SHORT TASK: Copy exactly the lines from the start of the material through the line with "279, 280, 281];". Pictures stay out of the copy.

DATASET EXTRACT:
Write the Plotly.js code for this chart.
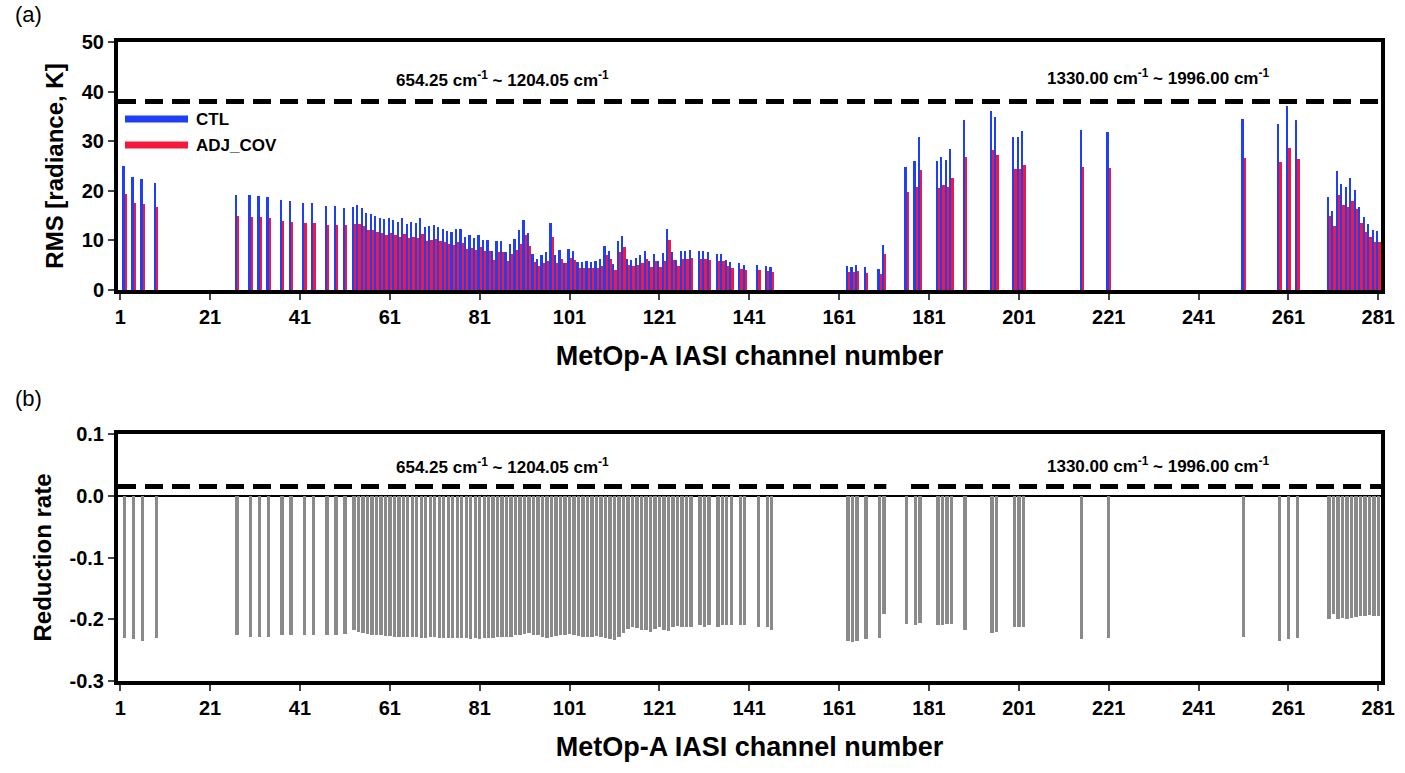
<!DOCTYPE html>
<html>
<head>
<meta charset="utf-8">
<script src="https://cdn.plot.ly/plotly-3.0.1.min.js"></script>
<style>
  body { margin: 0; background: #fff; }
  #chart { width: 1405px; height: 773px; }
</style>
</head>
<body>
<div id="chart"></div>
<script>
// channel numbers that carry data
const channels = [2, 4, 6, 9, 27, 30, 32, 34, 37, 39, 42, 44, 47, 49, 51,
  53, 54, 55, 56, 57, 58, 59, 60, 61, 62, 63, 64, 65, 66, 67, 68, 69, 70, 71, 72,
  73, 74, 75, 76, 77, 78, 79, 80, 81, 82, 83, 84, 85, 86, 87, 88, 89, 90, 91, 92,
  93, 94, 95, 96, 97, 98, 99, 100, 101, 102, 103, 104, 105, 106, 107, 108, 109, 110, 111, 112,
  113, 114, 115, 116, 117, 118, 119, 120, 121, 122, 123, 124, 125, 126, 127, 128,
  130, 131, 132, 134, 135, 136, 137, 139, 140, 143, 145, 146,
  163, 164, 165, 167, 170, 171, 176, 178, 179, 183, 184, 185, 186, 189, 195, 196,
  200, 201, 202, 215, 221, 251, 259, 261, 263,
  270, 271, 272, 273, 274, 275, 276, 277, 278, 279, 280, 281];

// RMS, CTL experiment
const ctlRms = [25, 22.8, 22.4, 21.6, 19.1, 19.1, 18.9, 18.8, 18.2, 17.9, 17.6, 17.6, 17, 17, 16.6,
  16.8, 17.1, 16.5, 15.6, 15.4, 15.0, 14.6, 14.3, 14.6, 14.1, 13.8, 14.6, 13.4, 13.7, 13.5, 14.6, 12.7, 13.0, 13.2, 12.7,
  12.3, 11.9, 11.6, 12.4, 12.2, 10.6, 11.0, 10.4, 11.0, 10.1, 10.1, 7.9, 9.9, 9.8, 7.6, 9.3, 10.3, 12.0, 14.2, 11.5,
  7.2, 6.2, 7.0, 7.6, 13.5, 7.0, 8.1, 5.5, 8.3, 7.8, 5.7, 5.7, 5.8, 5.6, 5.8, 6.2, 8.9, 7.9, 5.2, 9.8,
  10.9, 6.3, 6.1, 6.5, 7.0, 7.8, 5.8, 7.3, 5.9, 7.5, 12.4, 7.6, 6.1, 7.9, 7.9, 8.0,
  7.9, 7.9, 7.7, 7.3, 7.3, 6.1, 5.6, 5.4, 5.0, 5.0, 4.9, 4.7,
  4.8, 4.6, 5.0, 4.6, 4.3, 9.1, 24.8, 26, 30.8, 26, 26.8, 26.2, 28.4, 34.3, 36, 34.8,
  30.8, 30.8, 32, 32.2, 31.9, 34.5, 33.5, 37.1, 34.2,
  18.8, 16, 24, 21.4, 20.8, 22.6, 20.2, 16.7, 14.7, 13.3, 12.1, 11.8];

// RMS, ADJ_COV experiment
const adjRms = [19.4, 17.5, 17.3, 16.8, 15, 14.8, 14.8, 14.6, 14, 13.8, 13.6, 13.5, 13.2, 13.2, 13.1,
  13.3, 13.3, 12.9, 12.1, 12.0, 11.7, 11.4, 11.1, 11.4, 11.0, 10.7, 11.3, 10.4, 10.6, 10.5, 11.3, 9.9, 10.1, 10.3, 9.9,
  9.6, 9.3, 9.0, 9.6, 9.5, 8.2, 8.5, 8.1, 8.6, 7.8, 7.8, 6.1, 7.7, 7.6, 5.9, 7.2, 8.0, 9.3, 11.0, 8.9,
  5.6, 4.8, 5.4, 5.9, 10.6, 5.4, 6.3, 5.5, 6.4, 6.1, 4.5, 4.5, 4.5, 4.4, 4.5, 4.8, 7.0, 6.2, 4.1, 7.7,
  8.6, 5.0, 4.8, 5.1, 5.5, 6.2, 4.6, 5.8, 4.7, 5.9, 10.0, 6.0, 4.8, 6.3, 6.3, 6.4,
  6.3, 6.3, 6.1, 5.8, 5.8, 4.9, 4.4, 4.3, 4.0, 4.0, 3.9, 3.7,
  3.7, 3.6, 3.8, 3.5, 3.3, 7.3, 19.8, 20.8, 24.2, 20.6, 21.1, 20.8, 22.6, 26.8, 28.2, 27.2,
  24.4, 24.4, 25.2, 24.8, 24.6, 26.6, 25.8, 28.6, 26.4,
  15, 13, 19.1, 17.1, 16.7, 17.9, 16.3, 13.5, 11.7, 10.7, 9.7, 9.6];

// reduction rate of RMS
const reduction = [-0.23, -0.232, -0.235, -0.23, -0.226, -0.228, -0.228, -0.228, -0.226, -0.226, -0.226, -0.225, -0.225, -0.225, -0.224,
  -0.218, -0.22, -0.222, -0.224, -0.225, -0.226, -0.226, -0.227, -0.227, -0.228, -0.228, -0.228, -0.229, -0.229, -0.229, -0.23, -0.23, -0.229, -0.229, -0.23,
  -0.23, -0.23, -0.23, -0.231, -0.231, -0.231, -0.232, -0.231, -0.232, -0.231, -0.231, -0.23, -0.229, -0.229, -0.228, -0.228, -0.226, -0.225, -0.224, -0.223,
  -0.225, -0.226, -0.228, -0.23, -0.228, -0.227, -0.226, -0.225, -0.224, -0.226, -0.227, -0.228, -0.229, -0.228, -0.227, -0.228, -0.23, -0.232, -0.234, -0.228,
  -0.222, -0.215, -0.212, -0.214, -0.218, -0.218, -0.22, -0.216, -0.213, -0.218, -0.219, -0.212, -0.211, -0.213, -0.212, -0.212,
  -0.21, -0.212, -0.21, -0.213, -0.21, -0.209, -0.209, -0.21, -0.209, -0.213, -0.213, -0.218,
  -0.235, -0.237, -0.235, -0.232, -0.23, -0.192, -0.208, -0.21, -0.206, -0.21, -0.21, -0.208, -0.207, -0.218, -0.222, -0.22,
  -0.213, -0.213, -0.213, -0.232, -0.23, -0.228, -0.235, -0.232, -0.23,
  -0.2, -0.192, -0.2, -0.198, -0.2, -0.198, -0.197, -0.195, -0.195, -0.193, -0.195, -0.195];

const tickVals = [1, 21, 41, 61, 81, 101, 121, 141, 161, 181, 201, 221, 241, 261, 281];
const rateTicks = [-0.3, -0.2, -0.1, 0.0, 0.1];
const rateLabels = ['-0.3', '-0.2', '-0.1', '0.0', '0.1'];
const bandLeft = '654.25 cm<sup>-1</sup> ~ 1204.05 cm<sup>-1</sup>';
const bandRight = '1330.00 cm<sup>-1</sup> ~ 1996.00 cm<sup>-1</sup>';

const FONT = 'Liberation Sans, Arial, sans-serif';
const CTL_COLOR = '#1f3ff5';
const ADJ_COLOR = '#f5183c';

function xAxis(anchor) {
  return {
    anchor: anchor, range: [0.5, 281.6], tickvals: tickVals, ticks: 'outside', ticklen: 6, tickwidth: 2,
    showgrid: false, zeroline: false, showline: true, mirror: true, linewidth: 4, linecolor: '#000',
    tickfont: { size: 20, family: FONT, color: '#000', weight: 'bold' },
    title: { text: '<b>MetOp-A IASI channel number</b>', font: { size: 27, family: FONT, color: '#000' }, standoff: 20 }
  };
}

const traces = [
  { type: 'bar', name: 'CTL', x: channels, y: ctlRms, marker: { color: CTL_COLOR }, xaxis: 'x', yaxis: 'y', showlegend: false },
  { type: 'bar', name: 'ADJ_COV', x: channels, y: adjRms, marker: { color: ADJ_COLOR }, xaxis: 'x', yaxis: 'y', showlegend: false },
  { type: 'bar', x: channels, y: reduction, width: 0.75, marker: { color: '#8a8a8a' }, xaxis: 'x2', yaxis: 'y2', showlegend: false, offsetgroup: 'r' }
];

const layout = {
  width: 1405, height: 773,
  margin: { l: 118, r: 24, t: 0, b: 0 },
  paper_bgcolor: '#fff', plot_bgcolor: '#fff',
  barmode: 'group', bargap: 0.0, bargroupgap: 0,
  font: { family: FONT, color: '#000' },
  showlegend: false,
  xaxis: xAxis('y'),
  xaxis2: xAxis('y2'),
  yaxis: {
    domain: [1 - 290 / 773, 1 - 42 / 773], range: [0, 50], dtick: 10, ticks: 'outside', ticklen: 6, tickwidth: 2,
    showgrid: false, zeroline: false, showline: true, mirror: true, linewidth: 4, linecolor: '#000',
    tickfont: { size: 20, family: FONT, weight: 'bold' },
    title: { text: '<b>RMS [radiance, K]</b>', font: { size: 24, family: FONT }, standoff: 12 }
  },
  yaxis2: {
    domain: [1 - 681 / 773, 1 - 434 / 773], range: [-0.3, 0.1], tickvals: rateTicks, ticktext: rateLabels, ticks: 'outside', ticklen: 6, tickwidth: 2,
    showgrid: false, zeroline: true, zerolinecolor: '#000', zerolinewidth: 1.5, showline: true, mirror: true, linewidth: 4, linecolor: '#000',
    tickfont: { size: 20, family: FONT, weight: 'bold' },
    title: { text: '<b>Reduction rate</b>', font: { size: 24, family: FONT }, standoff: 12 }
  },
  shapes: [
    { type: 'line', xref: 'x', yref: 'y', x0: 0.5, x1: 281.6, y0: 38, y1: 38, line: { color: '#000', width: 5, dash: '18px,9px' } },
    { type: 'line', xref: 'x2', yref: 'y2', x0: 0.5, x1: 171.5, y0: 0.015, y1: 0.015, line: { color: '#000', width: 5, dash: '18px,9px' } },
    { type: 'line', xref: 'x2', yref: 'y2', x0: 177, x1: 281.6, y0: 0.015, y1: 0.015, line: { color: '#000', width: 5, dash: '18px,9px' } },
    // legend swatches
    { type: 'line', xref: 'paper', yref: 'paper', x0: 7 / 1263, x1: 70 / 1263, y0: 1 - 119 / 773, y1: 1 - 119 / 773, line: { color: CTL_COLOR, width: 7 } },
    { type: 'line', xref: 'paper', yref: 'paper', x0: 7 / 1263, x1: 70 / 1263, y0: 1 - 145 / 773, y1: 1 - 145 / 773, line: { color: ADJ_COLOR, width: 7 } }
  ],
  annotations: [
    { xref: 'paper', yref: 'paper', x: -0.083, y: 1.0, xanchor: 'left', yanchor: 'top', text: '(a)', showarrow: false, font: { size: 22 } },
    { xref: 'paper', yref: 'paper', x: -0.083, y: 1 - 384 / 773, xanchor: 'left', yanchor: 'top', text: '(b)', showarrow: false, font: { size: 22 } },
    { xref: 'paper', yref: 'paper', x: 76 / 1263, y: 1 - 119 / 773, xanchor: 'left', yanchor: 'middle', text: '<b>CTL</b>', showarrow: false, font: { size: 17 } },
    { xref: 'paper', yref: 'paper', x: 76 / 1263, y: 1 - 145 / 773, xanchor: 'left', yanchor: 'middle', text: '<b>ADJ_COV</b>', showarrow: false, font: { size: 17 } },
    { xref: 'x', yref: 'y', x: 86, y: 42.5, text: '<b>' + bandLeft + '</b>', showarrow: false, font: { size: 17 } },
    { xref: 'x', yref: 'y', x: 232, y: 43, text: '<b>' + bandRight + '</b>', showarrow: false, font: { size: 17 } },
    { xref: 'x2', yref: 'y2', x: 86, y: 0.048, text: '<b>' + bandLeft + '</b>', showarrow: false, font: { size: 17 } },
    { xref: 'x2', yref: 'y2', x: 232, y: 0.05, text: '<b>' + bandRight + '</b>', showarrow: false, font: { size: 17 } }
  ]
};

Plotly.newPlot('chart', traces, layout, { displayModeBar: false, staticPlot: true });
</script>
</body>
</html>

OUTPUT OF THE TASK:
Write the Plotly.js code for this chart.
<!DOCTYPE html>
<html>
<head>
<meta charset="utf-8">
<script src="https://cdn.plot.ly/plotly-3.0.1.min.js"></script>
<style>
  body { margin: 0; background: #fff; }
  #chart { width: 1405px; height: 773px; }
</style>
</head>
<body>
<div id="chart"></div>
<script>
// channel numbers that carry data
const channels = [2, 4, 6, 9, 27, 30, 32, 34, 37, 39, 42, 44, 47, 49, 51,
  53, 54, 55, 56, 57, 58, 59, 60, 61, 62, 63, 64, 65, 66, 67, 68, 69, 70, 71, 72,
  73, 74, 75, 76, 77, 78, 79, 80, 81, 82, 83, 84, 85, 86, 87, 88, 89, 90, 91, 92,
  93, 94, 95, 96, 97, 98, 99, 100, 101, 102, 103, 104, 105, 106, 107, 108, 109, 110, 111, 112,
  113, 114, 115, 116, 117, 118, 119, 120, 121, 122, 123, 124, 125, 126, 127, 128,
  130, 131, 132, 134, 135, 136, 137, 139, 140, 143, 145, 146,
  163, 164, 165, 167, 170, 171, 176, 178, 179, 183, 184, 185, 186, 189, 195, 196,
  200, 201, 202, 215, 221, 251, 259, 261, 263,
  270, 271, 272, 273, 274, 275, 276, 277, 278, 279, 280, 281];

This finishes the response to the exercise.